▶ _What this task involves_:
Write out the material exactly, leaving every picture behind.

>>

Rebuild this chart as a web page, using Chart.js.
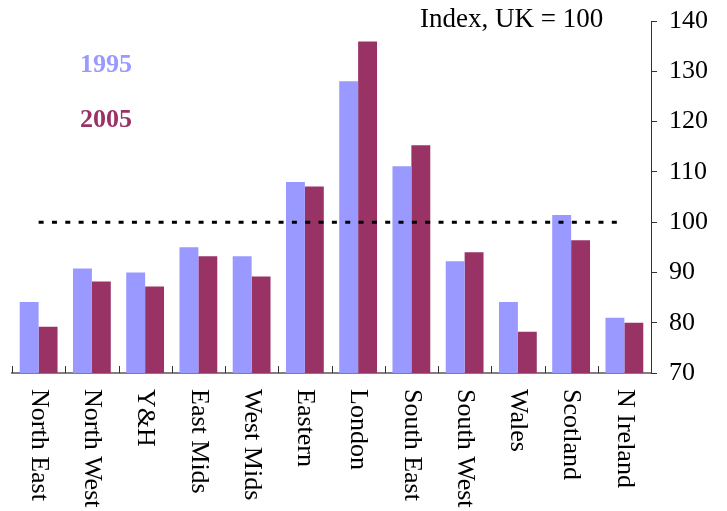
<!DOCTYPE html>
<html>
<head>
<meta charset="utf-8">
<script src="https://cdn.jsdelivr.net/npm/chart.js@4"></script>
<style>
  body { margin: 0; background: #fff; }
</style>
</head>
<body>
<canvas id="region_chart" width="727" height="511"></canvas>
<script>
const regions = ["North East", "North West", "Y&H", "East Mids", "West Mids", "Eastern",
  "London", "South East", "South West", "Wales", "Scotland", "N Ireland"];
const index1995 = [84.1, 90.8, 90.0, 95.0, 93.2, 108.0, 128.0, 111.1, 92.2, 84.1, 101.4, 81.0];
const index2005 = [79.2, 88.2, 87.2, 93.2, 89.2, 107.1, 135.9, 115.3, 94.0, 78.2, 96.4, 80.0];
const ukLine = [100, 100, 100, 100, 100, 100, 100, 100, 100, 100, 100, 100];
const yTicks = { min: 70, max: 140, step: 10 };
const unitText = "Index, UK = 100";
const seriesNames = ["1995", "2005"];
const colours = ["#9999FF", "#993366"];

Chart.defaults.font.family = "'Liberation Serif', 'Times New Roman', serif";
Chart.defaults.color = "#000";

// ticks pointing up, labels turned clockwise, legend and unit text
const extras = {
  id: "extras",
  afterDraw(chart) {
    const ctx = chart.ctx;
    const x = chart.scales.x;
    const y0 = x.top;
    ctx.save();
    ctx.strokeStyle = "#333";
    ctx.lineWidth = 1;
    for (let i = 0; i <= regions.length; i++) {
      const px = Math.round(x.getPixelForValue(i - 0.5)) + 0.5;
      ctx.beginPath();
      ctx.moveTo(px, y0);
      ctx.lineTo(px, y0 - 7);
      ctx.stroke();
    }
    ctx.fillStyle = "#000";
    ctx.font = "26px 'Liberation Serif'";
    ctx.textAlign = "left";
    ctx.textBaseline = "middle";
    regions.forEach((r, i) => {
      ctx.save();
      ctx.translate(x.getPixelForValue(i), y0 + 16);
      ctx.rotate(Math.PI / 2);
      ctx.fillText(r, 0, 0);
      ctx.restore();
    });
    ctx.textBaseline = "alphabetic";
    ctx.font = "27px 'Liberation Serif'";
    ctx.fillText(unitText, 420, 27);
    ctx.font = "bold 26px 'Liberation Serif'";
    ctx.fillStyle = colours[0];
    ctx.fillText(seriesNames[0], 80, 72);
    ctx.fillStyle = colours[1];
    ctx.fillText(seriesNames[1], 80, 127);
    ctx.restore();
  }
};

new Chart(document.getElementById("region_chart").getContext("2d"), {
  type: "bar",
  data: {
    labels: regions,
    datasets: [
      {
        type: "line",
        label: "UK",
        data: ukLine,
        borderColor: "#000",
        borderWidth: 3,
        borderDash: [5, 8.33],
        borderCapStyle: "butt",
        pointRadius: 0,
        fill: false,
        order: 0,
      },
      {
        label: seriesNames[0],
        data: index1995,
        backgroundColor: colours[0],
        categoryPercentage: 0.71,
        barPercentage: 1,
        order: 1,
      },
      {
        label: seriesNames[1],
        data: index2005,
        backgroundColor: colours[1],
        categoryPercentage: 0.71,
        barPercentage: 1,
        order: 1,
      },
    ],
  },
  options: {
    responsive: false,
    animation: false,
    layout: { autoPadding: false, padding: { left: 12, right: 7, top: 21, bottom: 130 } },
    plugins: {
      legend: { display: false },
      tooltip: { enabled: false },
    },
    scales: {
      x: {
        grid: { display: false },
        ticks: { display: false },
        border: { color: "#808080", width: 2 },
      },
      y: {
        position: "right",
        min: yTicks.min,
        max: yTicks.max,
        ticks: { stepSize: yTicks.step, font: { size: 26, lineHeight: 0.6 }, color: "#000", padding: 12 },
        grid: { drawOnChartArea: false, tickLength: 6, color: "#333" },
        border: { color: "#333", width: 1 },
      },
    },
  },
  plugins: [extras],
});
</script>
</body>
</html>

<<

▶ _Task result_:
Rebuild this chart as a web page, using Chart.js.
<!DOCTYPE html>
<html>
<head>
<meta charset="utf-8">
<script src="https://cdn.jsdelivr.net/npm/chart.js@4"></script>
<style>
  body { margin: 0; background: #fff; }
</style>
</head>
<body>
<canvas id="region_chart" width="727" height="511"></canvas>
<script>
const regions = ["North East", "North West", "Y&H", "East Mids", "West Mids", "Eastern",
  "London", "South East", "South West", "Wales", "Scotland", "N Ireland"];
const index1995 = [84.1, 90.8, 90.0, 95.0, 93.2, 108.0, 128.0, 111.1, 92.2, 84.1, 101.4, 81.0];
const index2005 = [79.2, 88.2, 87.2, 93.2, 89.2, 107.1, 135.9, 115.3, 94.0, 78.2, 96.4, 80.0];
const ukLine = [100, 100, 100, 100, 100, 100, 100, 100, 100, 100, 100, 100];
const yTicks = { min: 70, max: 140, step: 10 };
const unitText = "Index, UK = 100";
const seriesNames = ["1995", "2005"];
const colours = ["#9999FF", "#993366"];

Chart.defaults.font.family = "'Liberation Serif', 'Times New Roman', serif";
Chart.defaults.color = "#000";

// ticks pointing up, labels turned clockwise, legend and unit text
const extras = {
  id: "extras",
  afterDraw(chart) {
    const ctx = chart.ctx;
    const x = chart.scales.x;
    const y0 = x.top;
    ctx.save();
    ctx.strokeStyle = "#333";
    ctx.lineWidth = 1;
    for (let i = 0; i <= regions.length; i++) {
      const px = Math.round(x.getPixelForValue(i - 0.5)) + 0.5;
      ctx.beginPath();
      ctx.moveTo(px, y0);
      ctx.lineTo(px, y0 - 7);
      ctx.stroke();
    }
    ctx.fillStyle = "#000";
    ctx.font = "26px 'Liberation Serif'";
    ctx.textAlign = "left";
    ctx.textBaseline = "middle";
    regions.forEach((r, i) => {
      ctx.save();
      ctx.translate(x.getPixelForValue(i), y0 + 16);
      ctx.rotate(Math.PI / 2);
      ctx.fillText(r, 0, 0);
      ctx.restore();
    });
    ctx.textBaseline = "alphabetic";
    ctx.font = "27px 'Liberation Serif'";
    ctx.fillText(unitText, 420, 27);
    ctx.font = "bold 26px 'Liberation Serif'";
    ctx.fillStyle = colours[0];
    ctx.fillText(seriesNames[0], 80, 72);
    ctx.fillStyle = colours[1];
    ctx.fillText(seriesNames[1], 80, 127);
    ctx.restore();
  }
};

new Chart(document.getElementById("region_chart").getContext("2d"), {
  type: "bar",
  data: {
    labels: regions,
    datasets: [
      {
        type: "line",
        label: "UK",
        data: ukLine,
        borderColor: "#000",
        borderWidth: 3,
        borderDash: [5, 8.33],
        borderCapStyle: "butt",
        pointRadius: 0,
        fill: false,
        order: 0,
      },
      {
        label: seriesNames[0],
        data: index1995,
        backgroundColor: colours[0],
        categoryPercentage: 0.71,
        barPercentage: 1,
        order: 1,
      },
      {
        label: seriesNames[1],
        data: index2005,
        backgroundColor: colours[1],
        categoryPercentage: 0.71,
        barPercentage: 1,
        order: 1,
      },
    ],
  },
  options: {
    responsive: false,
    animation: false,
    layout: { autoPadding: false, padding: { left: 12, right: 7, top: 21, bottom: 130 } },
    plugins: {
      legend: { display: false },
      tooltip: { enabled: false },
    },
    scales: {
      x: {
        grid: { display: false },
        ticks: { display: false },
        border: { color: "#808080", width: 2 },
      },
      y: {
        position: "right",
        min: yTicks.min,
        max: yTicks.max,
        ticks: { stepSize: yTicks.step, font: { size: 26, lineHeight: 0.6 }, color: "#000", padding: 12 },
        grid: { drawOnChartArea: false, tickLength: 6, color: "#333" },
        border: { color: "#333", width: 1 },
      },
    },
  },
  plugins: [extras],
});
</script>
</body>
</html>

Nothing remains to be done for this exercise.